Turnovers, Matchup Problems Cost Rockets in Loss to Clippers
Could the Clippers be to today's Rockets what the Sonics once were?
One of the unique anomalies of the Rockets title runs in 1994 and 1995 is they did not have to beat Seattle either time. The team that is now in Oklahoma City was then called the Sonics and their swarming defense was the bane of Hakeem Olajuwon's existence. During the All-Star weekend in Houston last year, former Sonics guard Gary Payton said the thing he remembered most about Houston is how the Rockets couldn't beat them.
Fortunately for the Rockets, the Sonics were knocked out of the playoffs by other teams those two years and the trophies landed in Houston. The next season, however, the Rockets were swept by Seattle in the second round of the playoffs and the Sonics reached the title round only to lose to Michael Jordan and the Bulls. The Rockets even re-tooled their roster, trading for Charles Barkley to help them against Seattle.
It is possible that this year's version of the Sonics for the Rockets is the LA Clippers as the Rockets dropped their third game in three tries against LA Wednesday night 101-93. They finished their longest road trip of the year 3-2, a decent mark, but with only really one quality win against Phoenix, and only 1-2 in national TV appearances. Against the Clippers, it wasn't the bright lights that appeared to take them down by the 20 turnovers.
The Clippers turned those 20 turnovers into 30 points in a see-saw game through most of three quarters. The bench, for once, was better than the starters for the most part, but the stars for the Clippers exposed holes at two positions where the Rockets are vulnerable.
Blake Griffin dominated early scoring 25 points and grabbing 16 rebounds. Chris Paul didn't have a great shooting night, but still went for 14 points and 9 assists. His backup Darren Collison, who played nearly as many minutes as Paul, had 19. On the other side, Terrence Jones looked lost scoring 4 points and grabbing 5 rebounds in only 19 minutes. And despite some pesky defense on Paul, Patrick Beverly only had 5 points and 5 assists. Jeremy Lin had 6 points on 2-8 shooting.
As the Rockets head down the stretch run, their consistent problem with turnovers and struggles at power forward and point guard have become more noticeable, the weaknesses more glaring. No team can have all stars at every position, but there is no question they are below average at two spots on the floor while being elite at two others (center and shooting guard) and very good at a third (small forward). They should be able to grow with Jones and Donatas Montejunas, though that make take a season or two more of development, but it is clear they are playing a pair of decent backup point guards, particularly when lining them up against Paul, arguably the best at his position in the game. But, on Wednesday, they weren't alone in their struggles. Chandler Parsons, battling through the effects of some kind of cold or upper respiratory distress, was only 3-13 from the floor for 7 points, and James Harden wasn't good from the floor going only 6-16 while managing 18 points. Dwight Howard was the most effective starter with 23 points and 11 rebounds and recently acquired swing man Jordan Hamilton came off the bench for another solid outing scoring 16 points including 4-8 from the three point line.

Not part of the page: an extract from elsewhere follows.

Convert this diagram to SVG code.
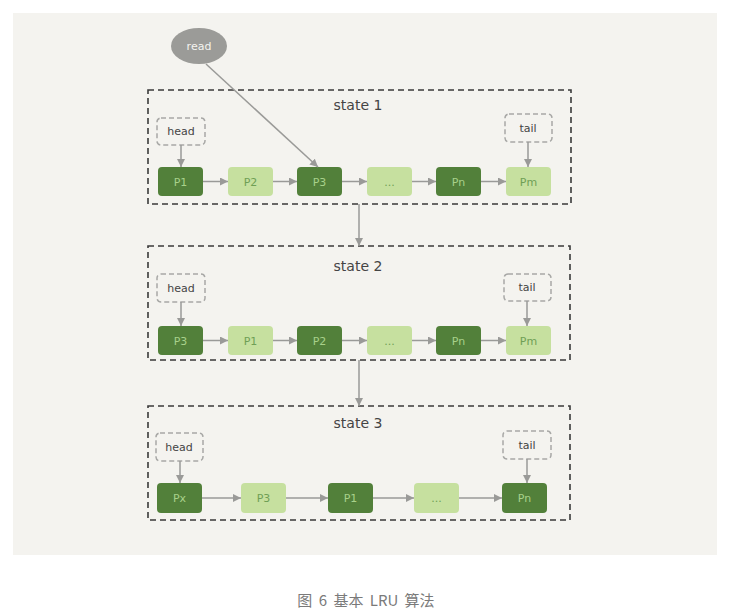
<svg xmlns="http://www.w3.org/2000/svg" width="736" height="613" viewBox="0 0 736 613">
  <defs>
    <marker id="arr" viewBox="0 0 10 10" refX="10" refY="5" markerWidth="8" markerHeight="8" markerUnits="userSpaceOnUse" orient="auto">
      <path d="M0,0 L10,5 L0,10 z" fill="#9a9a98"/>
    </marker>
    <style>
      .panel { fill: #f4f3ef; }
      .state { fill: none; stroke: #3a3a3a; stroke-width: 1.6; stroke-dasharray: 6 4; }
      .ptr { fill: #f4f3ef; stroke: #a8a8a6; stroke-width: 1.5; stroke-dasharray: 5 3; }
      .dark { fill: #52803a; }
      .light { fill: #c6e09f; }
      .tdark { fill: #a8d18a; font: 11px "DejaVu Sans", sans-serif; text-anchor: middle; }
      .tlight { fill: #6f9f55; font: 11px "DejaVu Sans", sans-serif; text-anchor: middle; }
      .lbl { fill: #444; font: 14px "DejaVu Sans", sans-serif; text-anchor: middle; }
      .ptrlbl { fill: #444; font: 11px "DejaVu Sans", sans-serif; text-anchor: middle; }
      .edge { stroke: #9a9a98; stroke-width: 1.5; fill: none; marker-end: url(#arr); }
      .cap { fill: #7a7a7a; font: 15px "Noto Sans CJK SC", "Noto Sans", sans-serif; text-anchor: middle; word-spacing: 3px; }
    </style>
  </defs>

  <rect x="0" y="0" width="736" height="613" fill="#ffffff"/>
  <rect class="panel" x="13" y="13" width="704" height="542"/>

  <!-- state containers -->
  <g id="state1">
    <rect class="state" x="148" y="90" width="423" height="114"/>
    <text class="lbl" x="358" y="110">state 1</text>
  </g>
  <g id="state2">
    <rect class="state" x="148" y="246" width="422" height="114"/>
    <text class="lbl" x="358" y="271">state 2</text>
  </g>
  <g id="state3">
    <rect class="state" x="148" y="406" width="422" height="114"/>
    <text class="lbl" x="358" y="428">state 3</text>
  </g>

  <!-- read request -->
  <g id="read">
    <ellipse cx="199" cy="46" rx="28" ry="18" fill="#9b9b98"/>
    <text x="199" y="50" fill="#f4f3ef" font-family="DejaVu Sans, sans-serif" font-size="11" text-anchor="middle">read</text>
  </g>

  <!-- pointers -->
  <g id="head1"><rect class="ptr" x="157" y="118" width="48" height="27" rx="4"/><text class="ptrlbl" x="181" y="135">head</text></g>
  <g id="tail1"><rect class="ptr" x="505" y="114" width="47" height="28" rx="4"/><text class="ptrlbl" x="528" y="132">tail</text></g>
  <g id="head2"><rect class="ptr" x="157" y="274" width="48" height="28" rx="4"/><text class="ptrlbl" x="181" y="292">head</text></g>
  <g id="tail2"><rect class="ptr" x="504" y="274" width="47" height="27" rx="4"/><text class="ptrlbl" x="527" y="291">tail</text></g>
  <g id="head3"><rect class="ptr" x="156" y="433" width="47" height="28" rx="4"/><text class="ptrlbl" x="179" y="451">head</text></g>
  <g id="tail3"><rect class="ptr" x="503" y="431" width="48" height="28" rx="4"/><text class="ptrlbl" x="527" y="449">tail</text></g>

  <!-- state 1 pages -->
  <g id="s1-p1"><rect class="dark" x="158" y="167" width="45" height="29" rx="4"/><text class="tdark" x="180.5" y="185.5">P1</text></g>
  <g id="s1-p2"><rect class="light" x="228" y="167" width="45" height="29" rx="4"/><text class="tlight" x="250.5" y="185.5">P2</text></g>
  <g id="s1-p3"><rect class="dark" x="297" y="167" width="45" height="29" rx="4"/><text class="tdark" x="319.5" y="185.5">P3</text></g>
  <g id="s1-etc"><rect class="light" x="367" y="167" width="45" height="29" rx="4"/><text class="tlight" x="389.5" y="185.5">...</text></g>
  <g id="s1-pn"><rect class="dark" x="436" y="167" width="45" height="29" rx="4"/><text class="tdark" x="458.5" y="185.5">Pn</text></g>
  <g id="s1-pm"><rect class="light" x="506" y="167" width="45" height="29" rx="4"/><text class="tlight" x="528.5" y="185.5">Pm</text></g>

  <!-- state 2 pages -->
  <g id="s2-p3"><rect class="dark" x="158" y="326" width="45" height="29" rx="4"/><text class="tdark" x="180.5" y="344.5">P3</text></g>
  <g id="s2-p1"><rect class="light" x="228" y="326" width="45" height="29" rx="4"/><text class="tlight" x="250.5" y="344.5">P1</text></g>
  <g id="s2-p2"><rect class="dark" x="297" y="326" width="45" height="29" rx="4"/><text class="tdark" x="319.5" y="344.5">P2</text></g>
  <g id="s2-etc"><rect class="light" x="367" y="326" width="45" height="29" rx="4"/><text class="tlight" x="389.5" y="344.5">...</text></g>
  <g id="s2-pn"><rect class="dark" x="436" y="326" width="45" height="29" rx="4"/><text class="tdark" x="458.5" y="344.5">Pn</text></g>
  <g id="s2-pm"><rect class="light" x="506" y="326" width="45" height="29" rx="4"/><text class="tlight" x="528.5" y="344.5">Pm</text></g>

  <!-- state 3 pages -->
  <g id="s3-px"><rect class="dark" x="157" y="483" width="45" height="30" rx="4"/><text class="tdark" x="179.5" y="502">Px</text></g>
  <g id="s3-p3"><rect class="light" x="241" y="483" width="45" height="30" rx="4"/><text class="tlight" x="263.5" y="502">P3</text></g>
  <g id="s3-p1"><rect class="dark" x="328" y="483" width="45" height="30" rx="4"/><text class="tdark" x="350.5" y="502">P1</text></g>
  <g id="s3-etc"><rect class="light" x="414" y="483" width="45" height="30" rx="4"/><text class="tlight" x="436.5" y="502">...</text></g>
  <g id="s3-pn"><rect class="dark" x="502" y="483" width="45" height="30" rx="4"/><text class="tdark" x="524.5" y="502">Pn</text></g>

  <!-- connectors -->
  <g id="connectors">
    <line class="edge" x1="206" y1="64" x2="318" y2="167"/>
    <line class="edge" x1="359" y1="204" x2="359" y2="246"/>
    <line class="edge" x1="359" y1="360" x2="359" y2="406"/>

    <line class="edge" x1="181" y1="145" x2="181" y2="167"/>
    <line class="edge" x1="528" y1="142" x2="528" y2="167"/>
    <line class="edge" x1="203" y1="181.5" x2="228" y2="181.5"/>
    <line class="edge" x1="273" y1="181.5" x2="297" y2="181.5"/>
    <line class="edge" x1="342" y1="181.5" x2="367" y2="181.5"/>
    <line class="edge" x1="412" y1="181.5" x2="436" y2="181.5"/>
    <line class="edge" x1="481" y1="181.5" x2="506" y2="181.5"/>

    <line class="edge" x1="181" y1="302" x2="181" y2="326"/>
    <line class="edge" x1="527" y1="301" x2="527" y2="326"/>
    <line class="edge" x1="203" y1="340.5" x2="228" y2="340.5"/>
    <line class="edge" x1="273" y1="340.5" x2="297" y2="340.5"/>
    <line class="edge" x1="342" y1="340.5" x2="367" y2="340.5"/>
    <line class="edge" x1="412" y1="340.5" x2="436" y2="340.5"/>
    <line class="edge" x1="481" y1="340.5" x2="506" y2="340.5"/>

    <line class="edge" x1="180" y1="461" x2="180" y2="483"/>
    <line class="edge" x1="527" y1="459" x2="527" y2="483"/>
    <line class="edge" x1="202" y1="498" x2="241" y2="498"/>
    <line class="edge" x1="286" y1="498" x2="328" y2="498"/>
    <line class="edge" x1="373" y1="498" x2="414" y2="498"/>
    <line class="edge" x1="459" y1="498" x2="502" y2="498"/>
  </g>

  <text class="cap" x="366" y="606">图 6 基本 LRU 算法</text>
</svg>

But, with the 30 points off turnovers and yet another 19 second chance points, the Clippers were gifted nearly half their points. That combined with another poor start and some lackluster defense was no match for the Clippers, who have become a thorn in the Rockets side as the two teams battle for playoff position.

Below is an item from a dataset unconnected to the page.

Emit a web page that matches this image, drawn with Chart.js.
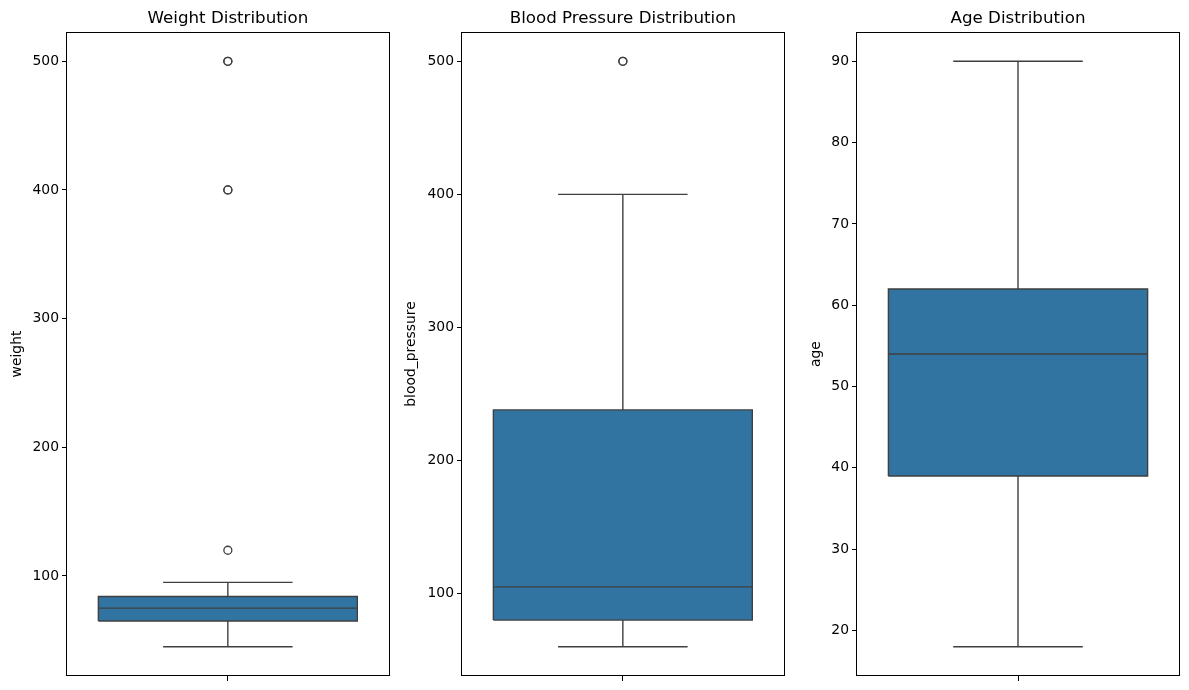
<!DOCTYPE html>
<html>
<head>
<meta charset="utf-8">
<script src="https://cdn.jsdelivr.net/npm/chart.js@4/dist/chart.umd.min.js"></script>
<style>
  body { margin: 0; background: #fff; width: 1189px; height: 690px; position: relative; overflow: hidden; }
  canvas { position: absolute; top: 0; }
</style>
</head>
<body>
<canvas id="c0" width="395" height="690" style="left:0px"></canvas>
<canvas id="c1" width="395" height="690" style="left:395px"></canvas>
<canvas id="c2" width="395" height="690" style="left:790px"></canvas>
<script>
// Data: [lower whisker, q1, median, q3, upper whisker]
const titles = ['Weight Distribution', 'Blood Pressure Distribution', 'Age Distribution'];
const axisLabels = ['weight', 'blood_pressure', 'age'];

const weightStats = [45, 65, 75, 84, 95];
const weightOutliers = [120, 400, 400, 500, 500];
const weightTicks = [100, 200, 300, 400, 500];

const bpStats = [60, 80, 105, 238, 400];
const bpOutliers = [500, 500];
const bpTicks = [100, 200, 300, 400, 500];

const ageStats = [18, 39, 54, 62, 90];
const ageOutliers = [];
const ageTicks = [20, 30, 40, 50, 60, 70, 80, 90];

const BOX_COLOR = '#3274a1';
const LINE_COLOR = '#3f3f3f';
const FONT = 'DejaVu Sans';

// Frame round the plot area (all four spines)
const framePlugin = {
    id: 'frame',
    afterDraw(chart) {
        const { ctx, chartArea: a } = chart;
        ctx.save();
        ctx.strokeStyle = '#000';
        ctx.lineWidth = 1;
        ctx.strokeRect(Math.round(a.left) + 0.5, Math.round(a.top) + 0.5,
            Math.round(a.right - a.left) - 1, Math.round(a.bottom - a.top) - 1);
        ctx.restore();
    }
};

function lineSet(points) {
    return {
        data: points,
        order: 0,
        showLine: true,
        borderColor: LINE_COLOR,
        borderWidth: 1.4,
        pointRadius: 0,
        fill: false
    };
}

function makeBoxChart(id, title, label, stats, outliers, ticks, titlePad) {
    const [lo, q1, med, q3, hi] = stats;
    const half = 0.4, cap = 0.2;
    const all = [lo, hi, ...outliers];
    const dMin = Math.min(...all), dMax = Math.max(...all);
    const margin = (dMax - dMin) * 0.05;

    new Chart(document.getElementById(id), {
        type: 'scatter',
        data: {
            datasets: [
                {   // box fill, drawn behind everything else
                    data: [{ x: -half, y: q3 }, { x: half, y: q3 }],
                    order: 1,
                    showLine: true,
                    borderWidth: 0,
                    borderColor: 'rgba(0,0,0,0)',
                    pointRadius: 0,
                    backgroundColor: BOX_COLOR,
                    fill: { value: q1 }
                },
                lineSet([{ x: -half, y: q1 }, { x: half, y: q1 }, { x: half, y: q3 },
                         { x: -half, y: q3 }, { x: -half, y: q1 }]),
                lineSet([{ x: -half, y: med }, { x: half, y: med }]),
                lineSet([{ x: 0, y: q3 }, { x: 0, y: hi }]),
                lineSet([{ x: -cap, y: hi }, { x: cap, y: hi }]),
                lineSet([{ x: 0, y: q1 }, { x: 0, y: lo }]),
                lineSet([{ x: -cap, y: lo }, { x: cap, y: lo }]),
                {   // outliers
                    data: outliers.map(v => ({ x: 0, y: v })),
                    order: 0,
                    showLine: false,
                    pointStyle: 'circle',
                    pointRadius: 4,
                    pointBackgroundColor: 'rgba(0,0,0,0)',
                    pointBorderColor: LINE_COLOR,
                    pointBorderWidth: 1.3
                }
            ]
        },
        options: {
            responsive: false,
            animation: false,
            devicePixelRatio: 1,
            layout: { padding: { left: 0, right: 5, top: 0, bottom: 0 } },
            plugins: {
                legend: { display: false },
                tooltip: { enabled: false },
                title: {
                    display: true,
                    fullSize: false,
                    text: title,
                    color: '#000',
                    font: { family: FONT, size: 16.7, weight: 'normal' },
                    padding: { top: 9, bottom: 3 }
                }
            },
            scales: {
                x: {
                    type: 'linear',
                    min: -0.5,
                    max: 0.5,
                    afterBuildTicks: ax => { ax.ticks = [{ value: 0 }]; },
                    afterFit: ax => { ax.height = 14; },
                    grid: { drawOnChartArea: false, drawTicks: true, tickLength: 5, color: '#000' },
                    border: { display: false },
                    ticks: { display: false }
                },
                y: {
                    min: dMin - margin,
                    max: dMax + margin,
                    afterBuildTicks: ax => { ax.ticks = ticks.map(v => ({ value: v })); },
                    afterFit: ax => { ax.width = 66; },
                    grid: { drawOnChartArea: false, drawTicks: true, tickLength: 4, color: '#000' },
                    border: { display: false },
                    ticks: { color: '#000', font: { family: FONT, size: 13.9 }, padding: 3 },
                    title: {
                        display: true,
                        text: label,
                        color: '#000',
                        font: { family: FONT, size: 13.9 },
                        padding: { top: titlePad, bottom: 0 }
                    }
                }
            }
        },
        plugins: [framePlugin]
    });
}

makeBoxChart('c0', titles[0], axisLabels[0], weightStats, weightOutliers, weightTicks, 8.6);
makeBoxChart('c1', titles[1], axisLabels[1], bpStats, bpOutliers, bpTicks, 7.6);
makeBoxChart('c2', titles[2], axisLabels[2], ageStats, ageOutliers, ageTicks, 17.6);
</script>
</body>
</html>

In the race for Western Conference supremacy, it is becoming clear the top three teams are the Thunder, the Spurs (still, after all these years) and the Clippers. After those, there is a drop to the Rockets and Trailblazers before reaching a group that includes Golden State, Dallas, Phoenix and Memphis.

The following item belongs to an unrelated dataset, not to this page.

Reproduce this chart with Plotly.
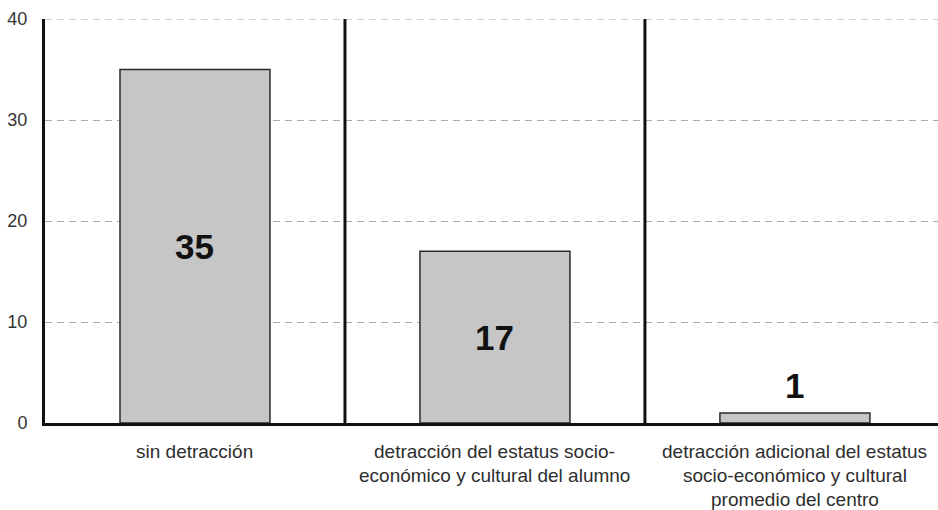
import plotly.graph_objects as go

categories = [
    "sin detracción",
    "detracción del estatus socio-<br>económico y cultural del alumno",
    "detracción adicional del estatus<br>socio-económico y cultural<br>promedio del centro",
]
values = [35, 17, 1]
y_ticks = [0, 10, 20, 30, 40]

x_pos = list(range(len(categories)))
FONT = "Liberation Sans, Arial"
GRID_DASH = "7px,5px"

fig = go.Figure()
fig.add_trace(go.Bar(
    x=x_pos,
    y=values,
    width=0.5,
    marker=dict(color="#c6c6c6", line=dict(color="#2a2a2a", width=1.5)),
    hoverinfo="skip",
))

# value labels: centred inside tall bars, just above short ones
for xi, v in zip(x_pos, values):
    inside = v >= 5
    fig.add_annotation(
        x=xi, y=v / 2 if inside else v,
        text=f"<b>{v}</b>", showarrow=False,
        yanchor="middle" if inside else "bottom",
        yshift=0 if inside else 6,
        font=dict(family=FONT, size=35, color="#111111"),
    )

# category labels, one annotation per line for wider line spacing
for xi, label in zip(x_pos, categories):
    for i, line in enumerate(label.split("<br>")):
        fig.add_annotation(
            x=xi, xref="x", y=0, yref="paper",
            text=line, showarrow=False,
            yanchor="middle", yshift=-28 - 24 * i,
            font=dict(family=FONT, size=19, color="#2e2e2e"),
        )

# top gridline at the axis maximum
fig.add_shape(type="line", xref="paper", yref="y", x0=0, x1=1,
              y0=max(y_ticks), y1=max(y_ticks),
              line=dict(color="#aaaaaa", width=1, dash=GRID_DASH), layer="below")

# vertical separators between categories
for sep in [0.5, 1.5]:
    fig.add_shape(type="line", xref="x", yref="y", x0=sep, x1=sep, y0=0, y1=max(y_ticks),
                  line=dict(color="#111111", width=3), layer="above")

fig.update_layout(
    width=938, height=510,
    margin=dict(l=45, r=0, t=19, b=87),
    paper_bgcolor="white", plot_bgcolor="white",
    showlegend=False,
    font=dict(family=FONT, color="#333333"),
    bargap=0.5,
)
fig.update_xaxes(
    range=[-0.5, 2.477],
    tickmode="array", tickvals=x_pos, ticktext=[""] * len(x_pos),
    showline=True, linecolor="#111111", linewidth=3,
    showgrid=False, ticks="",
)
fig.update_yaxes(
    range=[0, max(y_ticks)],
    tickmode="array", tickvals=y_ticks,
    tickfont=dict(size=18, color="#333333"),
    showline=True, linecolor="#111111", linewidth=3,
    showgrid=True, gridcolor="#aaaaaa", griddash=GRID_DASH, gridwidth=1,
    zeroline=False, ticks="", ticklabelstandoff=11,
)

fig.write_html("out.html")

Of course, this is how it goes for a team that is really only in its first season together as a whole. Teams like the Clippers and Thunder have had their rosters assembled for several seasons and the results are beginning to show. No one wants to be patient, waiting for the Rockets to mature and develop the kind of chemistry needed to win big games, on the road and under the spotlight of a national TV audience. But, it takes a lot more than just throwing a bunch of players together to contend for a title in the NBA. There's still plenty of season left, but the Rockets need to figure out how to beat the Clippers lest they become their modern day version of the Sonics of old.